According to a widely accepted view, (one of) the most effective ways to eradicate misconceptions is to intervene directly: identify the specific misconceptions, inform people that these positions are wrong, and provide them with the correct facts.


Luigi Pastore

However, if our misconceptions are deeply rooted in our belief system and closely tied to pseudo-explanations for phenomena, this approach is ineffective: it does not alter the pseudo-explanations these misconceptions rely on and result from. The only truly incisive way to address such misconceptions is to tackle the explanation that supports them and adjust the system of inferences that gives rise to them. By doing so, we can act on all the interconnected false beliefs people hold on the topic, offer good reasons to embrace new beliefs, and provide means to make further well-grounded and congruent inferences on related phenomena – i.e., to develop new insights into this content.

In order for such changes in belief systems to occur, we not only need to acquire new disciplinary knowledge but also to develop adequate reasoning skills.
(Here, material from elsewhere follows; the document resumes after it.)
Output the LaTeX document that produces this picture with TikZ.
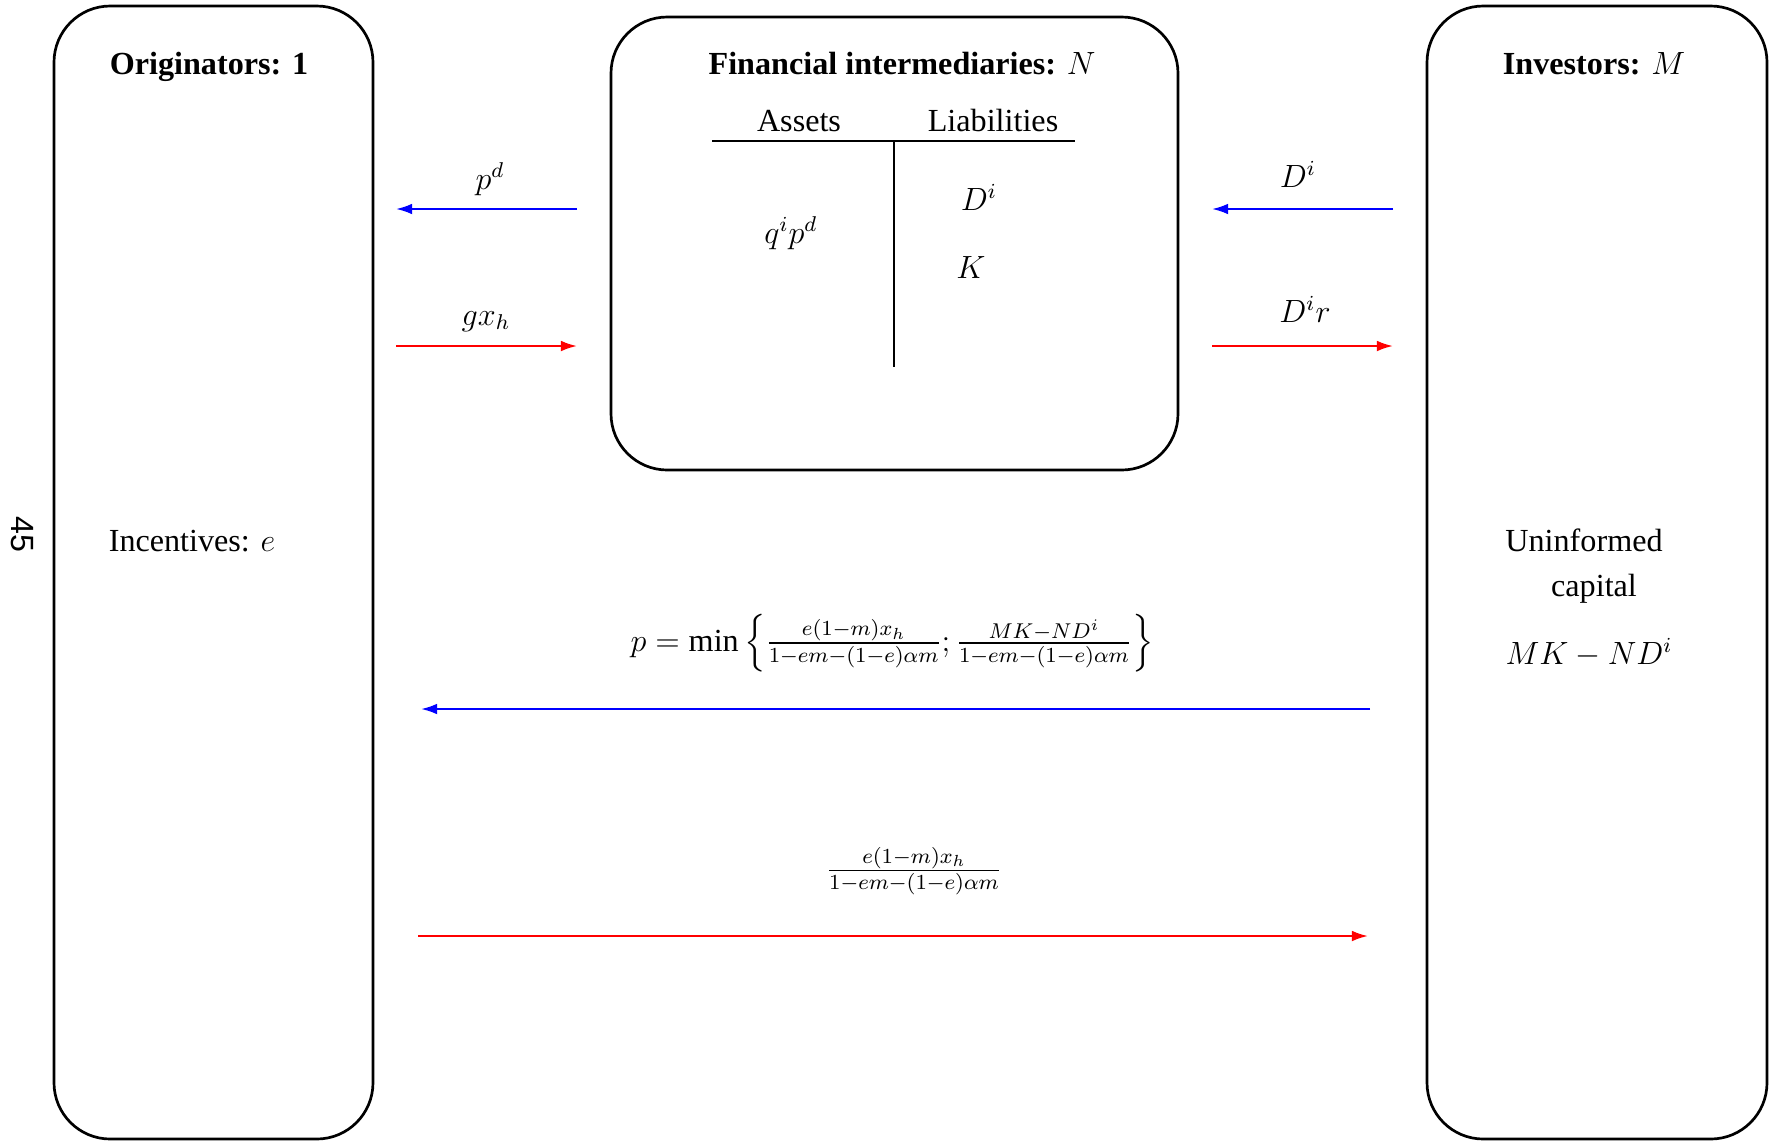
\documentclass[tikz,border=0pt]{standalone}
\usepackage{amsmath}
\usepackage{fontspec}
\setmainfont{Liberation Serif}
\newfontfamily\pgnum{Liberation Sans}
\usetikzlibrary{arrows.meta,fit}
\begin{document}
\begin{tikzpicture}[x=0.3731pt,y=-0.3731pt,
  font=\fontsize{12}{14.5}\selectfont,
  box/.style={draw,line width=1pt,rounded corners=21pt,inner sep=0pt},
  lbl/.style={anchor=base,inner sep=0pt},
  flowl/.style={draw=blue,line width=0.8pt,-{Latex[length=6pt,width=4pt]}},
  flowr/.style={draw=red,line width=0.8pt,-{Latex[length=6pt,width=4pt]}},
  tline/.style={line width=0.8pt}]
\useasboundingbox (0,0) rectangle (1773,1141);
% boxes
\node[box,fit={(54,6) (373,1139)}] (orig) {};
\node[box,fit={(611,17) (1178,470)}] (fin) {};
\node[box,fit={(1427,6) (1767,1139)}] (inv) {};
% titles
\node[lbl] (origT) at (209,74) {\textbf{Originators: 1}};
\node[lbl] (finT) at (902,74) {\textbf{Financial intermediaries:} $N$};
\node[lbl] (invT) at (1594,74) {\textbf{Investors:} $M$};
% balance sheet
\node[lbl] (assets) at (799,131) {Assets};
\node[lbl] (liab) at (993,131) {Liabilities};
\coordinate (hl) at (712,141);
\coordinate (hr) at (1075,141);
\coordinate (vt) at (894,141);
\coordinate (vb) at (894,367);
\draw[tline] (hl) -- (hr);
\draw[tline] (vt) -- (vb);
\node[lbl] (qp) at (791,243) {$q^ip^d$};
\node[lbl] (Di) at (979,210) {$D^i$};
\node[lbl] (K) at (971,278) {$K$};
% page number
\node[rotate=-90,font=\pgnum\fontsize{12}{14}\selectfont] (pg) at (22,534) {45};
% side texts
\node[lbl] (inc) at (192,551) {Incentives: $e$};
\node[lbl] (unin) at (1584,551) {Uninformed};
\node[lbl] (cap) at (1594,596) {capital};
\node[lbl] (mknd) at (1589,664) {$MK-ND^i$};
% short arrows left
\coordinate (a1s) at (577,209); \coordinate (a1e) at (396,209);
\coordinate (a2s) at (396,346); \coordinate (a2e) at (577,346);
\draw[flowl] (a1s) -- (a1e);
\draw[flowr] (a2s) -- (a2e);
\node[lbl] (pd) at (490,189) {$p^d$};
\node[lbl] (gxh) at (486,325) {$gx_h$};
% short arrows right
\coordinate (b1s) at (1393,209); \coordinate (b1e) at (1212,209);
\coordinate (b2s) at (1212,346); \coordinate (b2e) at (1393,346);
\draw[flowl] (b1s) -- (b1e);
\draw[flowr] (b2s) -- (b2e);
\node[lbl] (Dil) at (1298,187) {$D^i$};
\node[lbl] (Dir) at (1305,322) {$D^ir$};
% long arrows
\coordinate (c1s) at (1370,709); \coordinate (c1e) at (421,709);
\coordinate (c2s) at (418,936); \coordinate (c2e) at (1368,936);
\draw[flowl] (c1s) -- (c1e);
\draw[flowr] (c2s) -- (c2e);
\node (pmin) at (892,643) {$p=\min\left\{\frac{e(1-m)x_h}{1-em-(1-e)\alpha m};\frac{MK-ND^i}{1-em-(1-e)\alpha m}\right\}$};
\node (frac) at (914,871) {$\frac{e(1-m)x_h}{1-em-(1-e)\alpha m}$};
\end{tikzpicture}
\end{document}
The discipline that appears most promising to develop these skills is critical thinking. At its very basis, critical thinking aims to improve people’s analytic and evaluative attitudes toward knowledge; it consists in training individuals to reason in a disciplined manner, adhering to clear intellectual standards.

The definition of critical thinking goes back to John Dewey. In Dewey’s view, critical thinking consists in an active form of knowledge acquisition in which immediate intuitions are weakened and put under scrutiny and in which the acquisition of new information is accompanied by an adequate comprehension of how this knowledge should be organized and how its various components relate to form a system. Critical thinking appears to be key to developing integrated and coherent belief systems that are continuously examined from the point of view of the evidence they rely on and that are continuously re-evalutated to ensure all components remain mutually consistent and plausible.